*GIVEN RECORDS*

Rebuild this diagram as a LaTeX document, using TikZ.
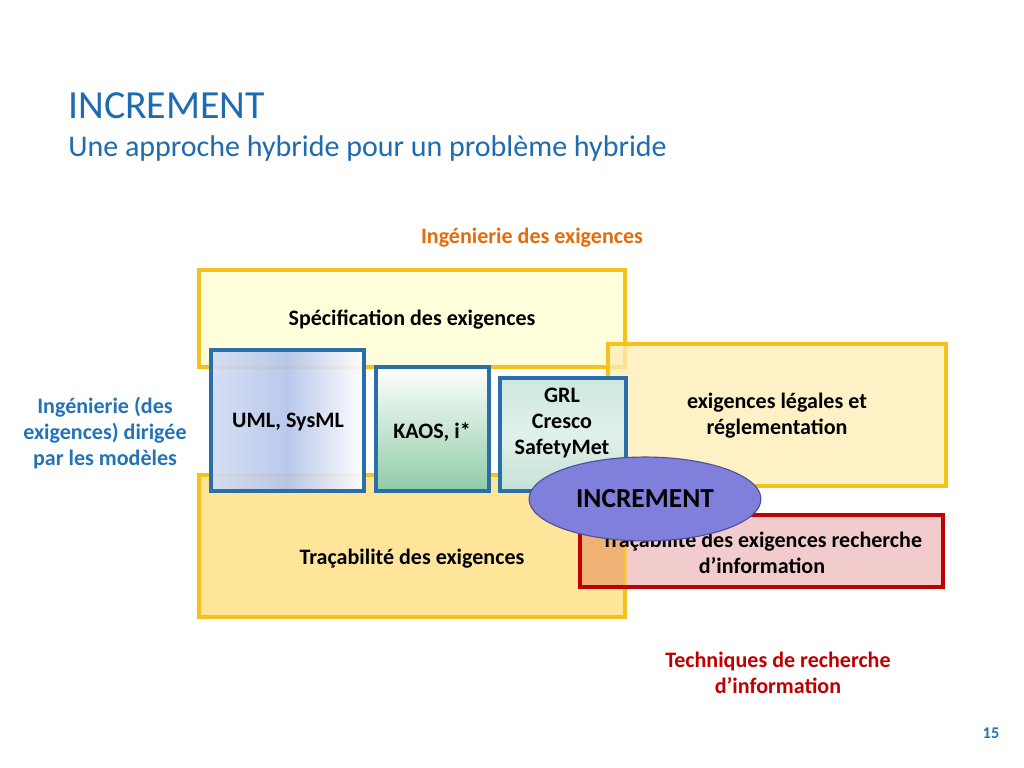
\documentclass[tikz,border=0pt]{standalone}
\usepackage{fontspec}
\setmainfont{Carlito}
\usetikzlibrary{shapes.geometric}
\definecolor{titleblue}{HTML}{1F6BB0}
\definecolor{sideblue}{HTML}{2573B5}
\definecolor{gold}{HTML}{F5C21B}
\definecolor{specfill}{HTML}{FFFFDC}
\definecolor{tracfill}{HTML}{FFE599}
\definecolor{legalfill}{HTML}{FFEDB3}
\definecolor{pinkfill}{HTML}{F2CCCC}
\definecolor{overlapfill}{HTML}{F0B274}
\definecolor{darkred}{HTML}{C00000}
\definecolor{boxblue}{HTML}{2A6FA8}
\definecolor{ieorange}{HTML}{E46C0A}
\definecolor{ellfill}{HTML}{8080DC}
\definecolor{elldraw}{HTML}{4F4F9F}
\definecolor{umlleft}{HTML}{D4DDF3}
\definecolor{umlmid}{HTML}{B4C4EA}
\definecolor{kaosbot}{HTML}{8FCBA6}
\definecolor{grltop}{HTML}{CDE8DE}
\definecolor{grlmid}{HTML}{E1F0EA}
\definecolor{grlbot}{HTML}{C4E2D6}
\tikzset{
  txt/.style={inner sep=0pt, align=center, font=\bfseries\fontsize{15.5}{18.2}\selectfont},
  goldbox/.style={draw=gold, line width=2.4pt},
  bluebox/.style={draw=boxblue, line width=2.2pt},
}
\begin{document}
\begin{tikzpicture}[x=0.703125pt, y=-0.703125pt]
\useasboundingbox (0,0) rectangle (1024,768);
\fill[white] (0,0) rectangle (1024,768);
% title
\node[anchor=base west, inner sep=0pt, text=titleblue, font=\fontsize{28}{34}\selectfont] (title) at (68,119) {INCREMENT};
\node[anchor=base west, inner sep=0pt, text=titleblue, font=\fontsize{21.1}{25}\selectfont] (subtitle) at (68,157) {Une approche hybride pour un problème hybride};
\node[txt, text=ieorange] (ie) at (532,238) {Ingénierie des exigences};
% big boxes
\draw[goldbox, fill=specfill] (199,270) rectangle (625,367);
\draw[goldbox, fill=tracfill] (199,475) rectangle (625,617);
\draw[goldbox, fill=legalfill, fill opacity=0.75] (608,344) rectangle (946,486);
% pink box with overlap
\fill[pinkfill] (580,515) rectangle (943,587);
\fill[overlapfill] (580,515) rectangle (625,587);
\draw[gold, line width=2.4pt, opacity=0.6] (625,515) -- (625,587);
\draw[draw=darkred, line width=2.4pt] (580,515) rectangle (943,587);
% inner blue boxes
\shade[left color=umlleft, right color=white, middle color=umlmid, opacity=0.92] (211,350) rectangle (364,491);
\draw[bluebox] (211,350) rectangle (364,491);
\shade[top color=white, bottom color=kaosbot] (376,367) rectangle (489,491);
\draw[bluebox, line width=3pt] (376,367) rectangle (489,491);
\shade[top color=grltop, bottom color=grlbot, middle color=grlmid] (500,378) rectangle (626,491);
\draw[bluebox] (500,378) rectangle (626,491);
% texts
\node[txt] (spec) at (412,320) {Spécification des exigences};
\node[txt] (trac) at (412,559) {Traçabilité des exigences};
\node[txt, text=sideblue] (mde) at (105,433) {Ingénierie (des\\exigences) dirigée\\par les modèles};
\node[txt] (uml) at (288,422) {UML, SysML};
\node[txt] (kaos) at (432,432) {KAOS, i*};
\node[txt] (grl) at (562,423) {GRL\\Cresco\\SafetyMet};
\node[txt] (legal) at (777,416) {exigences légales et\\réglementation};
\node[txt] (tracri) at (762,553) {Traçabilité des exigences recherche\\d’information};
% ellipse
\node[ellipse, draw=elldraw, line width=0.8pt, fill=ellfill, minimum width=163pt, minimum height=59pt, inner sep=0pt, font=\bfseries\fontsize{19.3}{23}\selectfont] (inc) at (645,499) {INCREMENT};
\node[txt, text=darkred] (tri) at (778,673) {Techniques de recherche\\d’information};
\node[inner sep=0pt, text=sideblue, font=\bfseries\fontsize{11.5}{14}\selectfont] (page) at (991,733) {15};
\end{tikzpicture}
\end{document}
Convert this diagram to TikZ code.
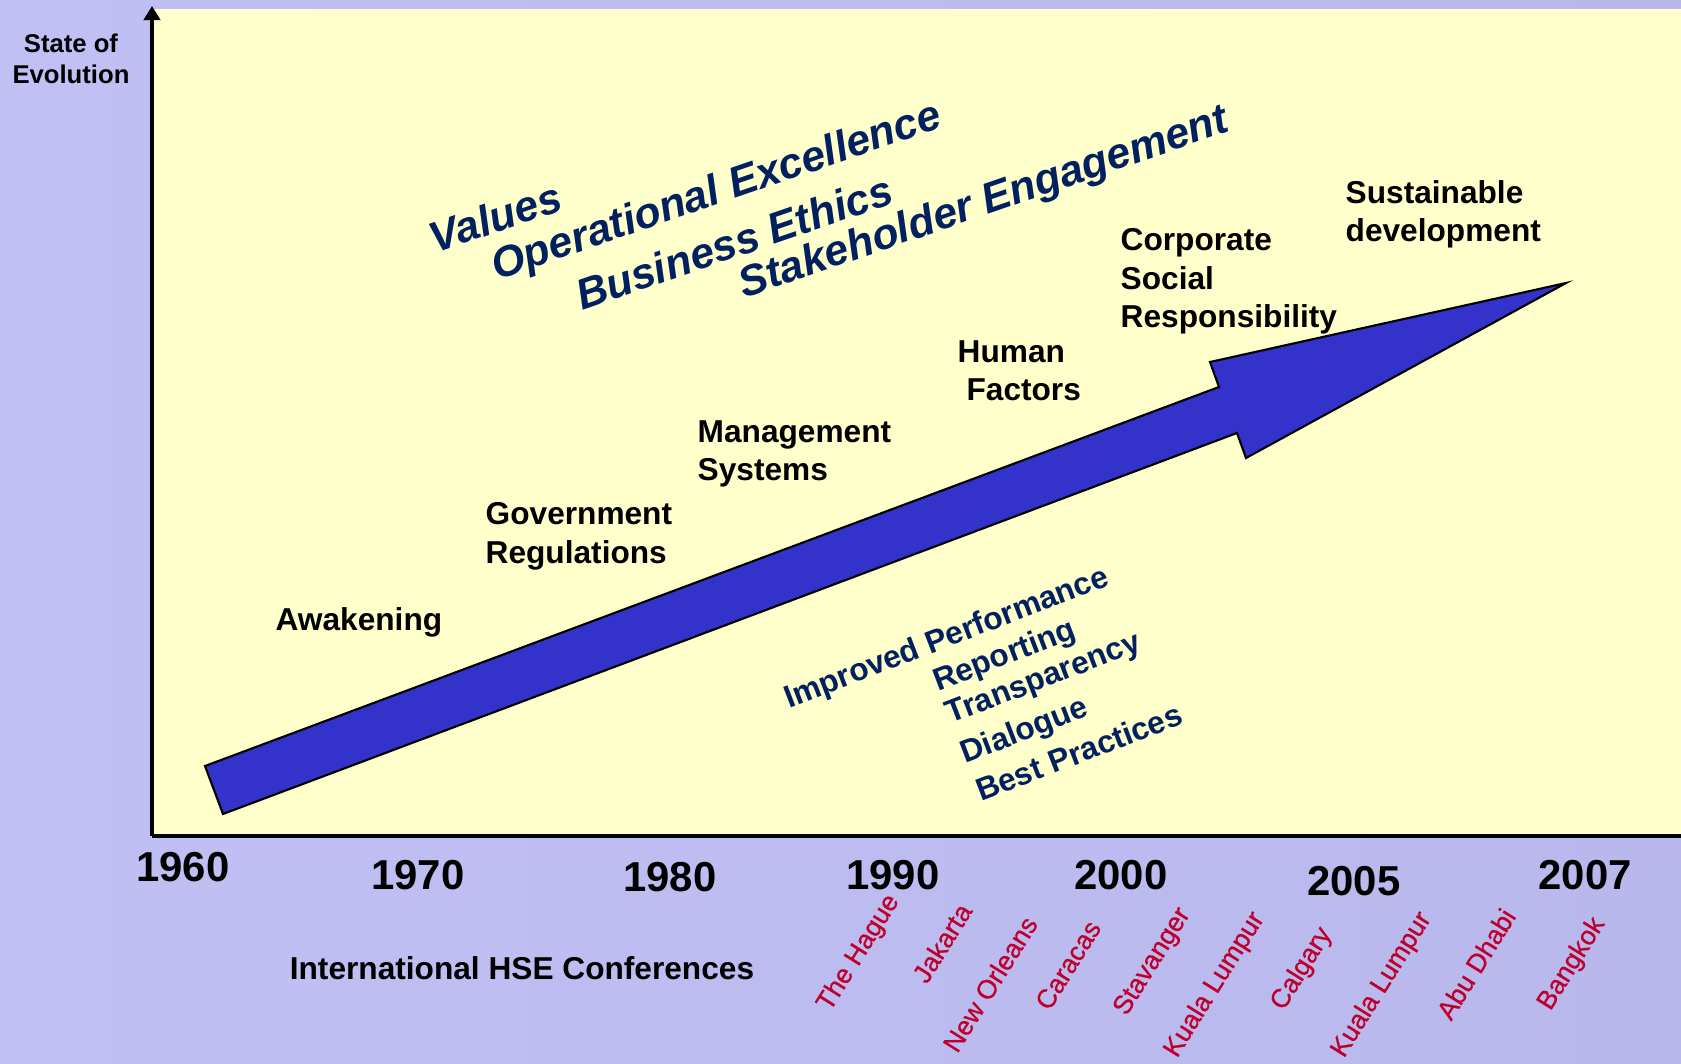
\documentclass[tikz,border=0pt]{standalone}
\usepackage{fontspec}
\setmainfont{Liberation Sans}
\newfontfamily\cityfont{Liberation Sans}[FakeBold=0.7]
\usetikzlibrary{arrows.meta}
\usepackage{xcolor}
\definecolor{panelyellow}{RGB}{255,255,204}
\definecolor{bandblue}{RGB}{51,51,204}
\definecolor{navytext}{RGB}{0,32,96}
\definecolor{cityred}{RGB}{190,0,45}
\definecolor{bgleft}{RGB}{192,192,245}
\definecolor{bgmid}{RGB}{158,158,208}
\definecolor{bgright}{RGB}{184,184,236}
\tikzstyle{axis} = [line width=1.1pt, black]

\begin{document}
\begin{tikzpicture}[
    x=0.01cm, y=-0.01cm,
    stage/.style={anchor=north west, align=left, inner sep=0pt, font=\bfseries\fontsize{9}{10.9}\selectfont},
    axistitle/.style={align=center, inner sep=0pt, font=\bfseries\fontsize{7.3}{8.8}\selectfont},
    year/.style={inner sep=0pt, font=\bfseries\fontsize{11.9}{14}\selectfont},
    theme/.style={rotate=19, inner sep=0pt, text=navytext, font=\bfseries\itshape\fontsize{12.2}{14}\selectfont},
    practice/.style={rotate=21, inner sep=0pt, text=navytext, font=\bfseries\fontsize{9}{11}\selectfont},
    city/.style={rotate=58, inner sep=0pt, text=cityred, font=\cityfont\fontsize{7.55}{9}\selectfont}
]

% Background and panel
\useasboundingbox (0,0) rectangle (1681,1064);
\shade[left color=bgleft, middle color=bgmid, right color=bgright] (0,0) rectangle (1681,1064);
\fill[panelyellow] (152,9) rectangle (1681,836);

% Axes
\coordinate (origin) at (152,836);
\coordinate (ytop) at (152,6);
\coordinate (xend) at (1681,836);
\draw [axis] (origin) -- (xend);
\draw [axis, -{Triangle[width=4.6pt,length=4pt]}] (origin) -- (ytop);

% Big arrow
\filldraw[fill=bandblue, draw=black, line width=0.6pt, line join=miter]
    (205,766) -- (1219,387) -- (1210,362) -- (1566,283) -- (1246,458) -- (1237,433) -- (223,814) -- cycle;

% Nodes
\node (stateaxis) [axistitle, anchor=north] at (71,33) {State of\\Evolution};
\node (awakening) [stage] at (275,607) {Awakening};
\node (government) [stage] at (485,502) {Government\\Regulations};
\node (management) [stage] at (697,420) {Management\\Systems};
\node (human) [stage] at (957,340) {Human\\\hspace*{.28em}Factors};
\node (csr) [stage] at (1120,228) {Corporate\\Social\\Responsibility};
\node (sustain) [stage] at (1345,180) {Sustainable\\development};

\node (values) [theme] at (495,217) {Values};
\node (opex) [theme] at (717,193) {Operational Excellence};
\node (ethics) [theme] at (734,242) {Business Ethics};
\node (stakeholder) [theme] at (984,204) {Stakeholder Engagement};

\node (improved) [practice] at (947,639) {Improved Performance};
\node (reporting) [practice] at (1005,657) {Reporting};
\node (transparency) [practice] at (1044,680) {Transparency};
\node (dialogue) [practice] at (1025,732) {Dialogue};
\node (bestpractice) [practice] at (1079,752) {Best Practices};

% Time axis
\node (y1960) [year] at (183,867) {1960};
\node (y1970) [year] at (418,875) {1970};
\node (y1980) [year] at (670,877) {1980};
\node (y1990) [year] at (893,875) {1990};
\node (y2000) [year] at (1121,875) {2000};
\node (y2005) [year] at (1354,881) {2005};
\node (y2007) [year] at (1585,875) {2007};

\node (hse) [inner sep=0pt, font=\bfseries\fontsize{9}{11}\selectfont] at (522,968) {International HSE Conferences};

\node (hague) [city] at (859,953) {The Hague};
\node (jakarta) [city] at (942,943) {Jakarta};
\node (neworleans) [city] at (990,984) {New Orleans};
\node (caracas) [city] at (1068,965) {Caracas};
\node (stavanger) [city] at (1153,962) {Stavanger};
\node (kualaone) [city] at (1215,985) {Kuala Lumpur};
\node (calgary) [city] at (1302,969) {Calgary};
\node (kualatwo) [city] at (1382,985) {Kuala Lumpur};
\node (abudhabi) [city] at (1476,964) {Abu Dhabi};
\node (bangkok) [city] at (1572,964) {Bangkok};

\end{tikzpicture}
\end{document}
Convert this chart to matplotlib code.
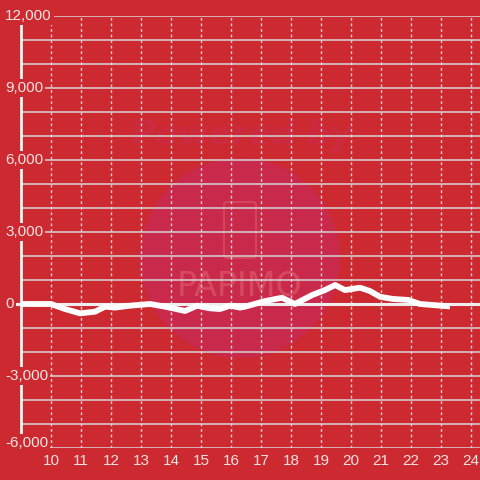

*TO DO*
In the records above, how many lines contain the string "diagram"? State that number only.

*RESPONSE TO THIS EXERCISE*
2